I'm not going to bother you with the thread count. Only this much: The single Access (365, V2301) process used 7(!) different CPU cores (of 12 available) while executing that query.
Remember that Windows uses an internal "round-robin" scheduler to speed up context switching and as a way to diminish heat load on any one CPU core. Was that usage seven cores simultaneously or in sequence? I.e. did it just happen to touch seven of the twelve cores before the query was finished? That COULD have been because the query only took seven internal scheduler cycles. Not sure about how long that would be, but if it is even something like 16.66 msec, that is literally 50 million instructions per cycle. AND if it is working fromn a SSD then the disk latency isn't that long either. The query you named only returned 3800 records, which isn't very many.
I used to run an OpenVMS with an 8-thread Longhorn CPU (64-bit) from Intel. I know for an absolute fact that my single-threaded processes nonetheless used multiple cores. And the same guy who wrote the kernel of OpenVMS (Dave Cutler) is ALSO the guy who wrote the security and scheduler kernel of Windows NT - and he explicitly reported that he used VMS software designs for a lot of things. He got away with that because for a while back then, Microsoft and Digital Equipment Corp. had a teaming agreement in which they shared technology. That is also why OpenVMS can run on IBM XEON processors. And that is why the Windows Memory Dynamics almost perfectly match OpenVMS methods.
The problem here is that the Access MAIN code was designed to be single-threaded and to run in a single-threaded environment. As I said, if you use some kind of API, you can multi-thread within VBA. We had someone about three or four years ago who wanted to multi-thread while using WinSock routines as a listener while running other queries and VBA. So I will not say it is at all impossible. I said, and I meant, "fresh out-of-the-box" Access is fully synchronous due to single-threading.

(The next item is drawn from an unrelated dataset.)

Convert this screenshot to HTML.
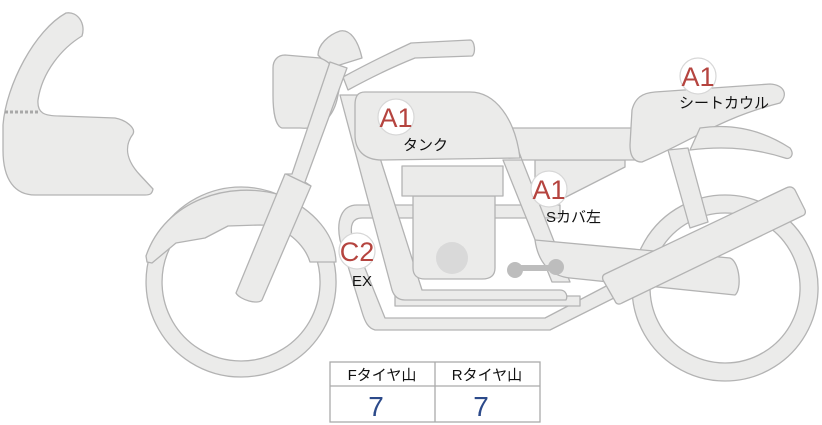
<!DOCTYPE html>
<html><head><meta charset="utf-8"><style>
html,body{margin:0;padding:0;background:#fff;}
svg{display:block}
</style></head><body>
<svg width="822" height="425" viewBox="0 0 822 425" xmlns="http://www.w3.org/2000/svg" font-family="Liberation Sans, Noto Sans CJK JP, sans-serif">
<g fill="#ebebea" stroke="#b3b3b3" stroke-width="1.3" stroke-linejoin="round">
<!-- fairing -->
<path d="M66,13 C78,11 86,24 82,36 C62,48 42,72 38,100 C37,113 44,116 60,116 L115,118 C126,120 136,128 133,134 C124,146 126,160 140,175 L153,189 C152,194 150,195 145,195 L35,195 C15,195 3,180 3,150 L3,125 C6,85 35,30 66,13 Z"/>
<!-- front wheel -->
<path fill-rule="evenodd" d="M241,187 a95,95 0 1,0 0.1,0 Z M241,203 a79,79 0 1,0 0.1,0 Z"/>
<!-- fender -->
<path d="M147,262 L146,256 C165,200 230,180 280,195 C315,210 335,235 336,262 L310,262 C305,245 285,225 260,225 L228,226 L205,238 L176,243 L152,263 Z"/>
<!-- rear wheel -->
<path fill-rule="evenodd" d="M725,195 a93,93 0 1,0 0.1,0 Z M725,213 a75,75 0 1,0 0.1,0 Z"/>
<!-- exhaust pipes -->
<path d="M357,205 L560,205 L560,218 L362,218 C352,218 350,226 352,236 L385,318 L545,318 L612,283 L618,296 L550,330 L375,330 C368,328 365,322 362,312 L340,240 C336,220 342,205 357,205 Z"/>
<path d="M395,296 L580,296 L580,306 L395,306 Z"/>
<!-- frame downtube front -->
<path d="M340,95 L360,95 L422,290 L560,290 C566,290 568,296 566,300 L405,300 C398,300 394,296 392,290 Z"/>
<!-- frame rear downtube -->
<path d="M503,160 L522,160 L570,282 L552,282 Z"/>
<!-- swingarm -->
<path d="M535,240 L730,258 C740,262 742,290 735,295 L570,278 C550,276 538,262 535,240 Z"/>
<!-- rear subframe -->
<path d="M535,160 L625,160 L625,167 L566,197 L535,197 Z"/>
<!-- rear shock -->
<path d="M668,150 L688,148 L708,222 L690,228 Z"/>
<!-- muffler -->
<path d="M605,274 L786,188 C790,186 793,187 795,190 L805,210 C806,213 805,215 802,216 L622,303 C619,305 616,304 615,301 L603,280 C602,277 603,275 605,274 Z"/>
<!-- seat rail -->
<path d="M512,128 L635,128 L635,160 L522,160 C518,150 515,140 512,128 Z"/>
<!-- seat cowl -->
<path d="M655,92 L770,84 C785,85 788,95 780,103 C720,118 690,142 642,162 C633,162 630,155 630,145 L632,110 C635,98 642,93 655,92 Z"/>
<path d="M700,128 C740,122 770,135 790,148 C795,155 790,160 785,158 C760,150 730,145 690,150 Z"/>
<!-- handlebar -->
<path d="M343,77 C365,65 385,55 411,43 L470,40 C475,40 476,54 472,56 L415,58 C390,68 370,78 348,90 Z"/>
<!-- mirror cap -->
<path d="M340,31 C350,29 358,40 362,58 L330,68 L318,55 C318,45 328,35 340,31 Z"/>
<!-- headlight -->
<path d="M285,55 L320,58 C336,64 342,80 338,95 C334,118 320,130 300,128 L282,128 C275,126 273,110 273,95 L273,68 C273,60 278,55 285,55 Z"/>
<!-- fork -->
<path d="M330,62 L347,68 L305,182 L311,186 L262,300 C258,305 240,300 236,293 L285,174 L292,174 Z"/>
<path d="M286,174 L311,186" fill="none"/>
<!-- tank -->
<path d="M365,92 L470,92 C495,92 515,118 520,158 L382,160 C364,160 355,150 355,135 L355,105 C355,96 358,92 365,92 Z"/>
<!-- engine -->
<path d="M413,196 L495,196 L495,268 C495,276 490,279 482,279 L425,279 C417,279 413,275 413,268 Z"/>
<rect x="402" y="166" width="101" height="30"/>
</g>
<circle cx="452" cy="258" r="16" fill="#d9d9d9"/>
<!-- footpeg -->
<g fill="#bdbdbd"><circle cx="515" cy="270" r="8"/><circle cx="556" cy="267" r="8"/><rect x="515" y="265" width="41" height="6"/></g>
<!-- dotted line -->
<line x1="5" y1="112" x2="40" y2="112" stroke="#a8a8a8" stroke-width="3" stroke-dasharray="3,2"/>
<!-- badges -->
<g fill="#fff" stroke="#d7d7d7" stroke-width="1.2">
<circle cx="396" cy="117" r="18"/><circle cx="698" cy="76" r="18"/><circle cx="549" cy="189" r="18"/><circle cx="357" cy="251" r="18"/>
</g>
<g fill="#b5443f" font-size="27" text-anchor="middle">
<text x="396" y="127">A1</text><text x="698" y="86">A1</text><text x="549" y="199">A1</text><text x="357" y="261">C2</text>
</g>
<g fill="#111" font-size="15">
<text x="403" y="150">タンク</text>
<text x="679" y="108">シートカウル</text>
<text x="546" y="222">Sカバ左</text>
<text x="352" y="286">EX</text>
</g>
<!-- table -->
<g fill="#fff" stroke="#aaaaaa" stroke-width="1.3">
<rect x="330" y="362" width="210" height="60"/>
<line x1="330" y1="386" x2="540" y2="386"/>
<line x1="435" y1="362" x2="435" y2="422"/>
</g>
<g font-size="15" fill="#111" text-anchor="middle"><text x="382" y="380">Fタイヤ山</text><text x="487" y="380">Rタイヤ山</text></g>
<g font-size="28" fill="#2c4a8a" text-anchor="middle"><text x="376" y="416">7</text><text x="481" y="416">7</text></g>
</svg>
</body></html>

In your video you split hairs regarding VBA being interpreted, emulated, or executed. The correct answer is "emulated" for VBA, "interpreted" for SQL (I think), "executed" for the code in the libraries and MAIN program. I don't dispute the possibility of methods to trigger multi-threading. I don't dispute that you could build your own DLL to go multi-threaded. But that deviates from the question at hand.
In the original post that triggered this diversion, the question came up as to having things happen between parent and child forms. The OP was asking for something that isn't built into Access. Using the API calls to create threads, perhaps he COULD have gotten some level of simultaneity, though I doubt it because of there being TWO forms and because we cannot see the Access portion of form code, only the event code that we write. We can get an event routine to create a program fork, but whether Access would honor it is a totally different question. I'm not sure what would happen if a child form with fork-level code suddenly gets closed with the forked code is still active. I also question what would happen when the forked event code does an Exit Sub while some other form code does a simultaneous Exit Sub. Which thread becomes primary? You pointed out the need to protect threads from each other. I believe that in an emulated environment, that might be more difficult than for a truly compiled environment. (The latter is only a statement of opinion.)
But for either case, the line from the old TV show "The Honeymooners" comes to mind... "Bang, Zoom, straight to the moon." One slip-up in the context of the parallel execution setup and things WILL crash. Your disclaimer at the front of your video IS absolutely correct - this technique is not for production use.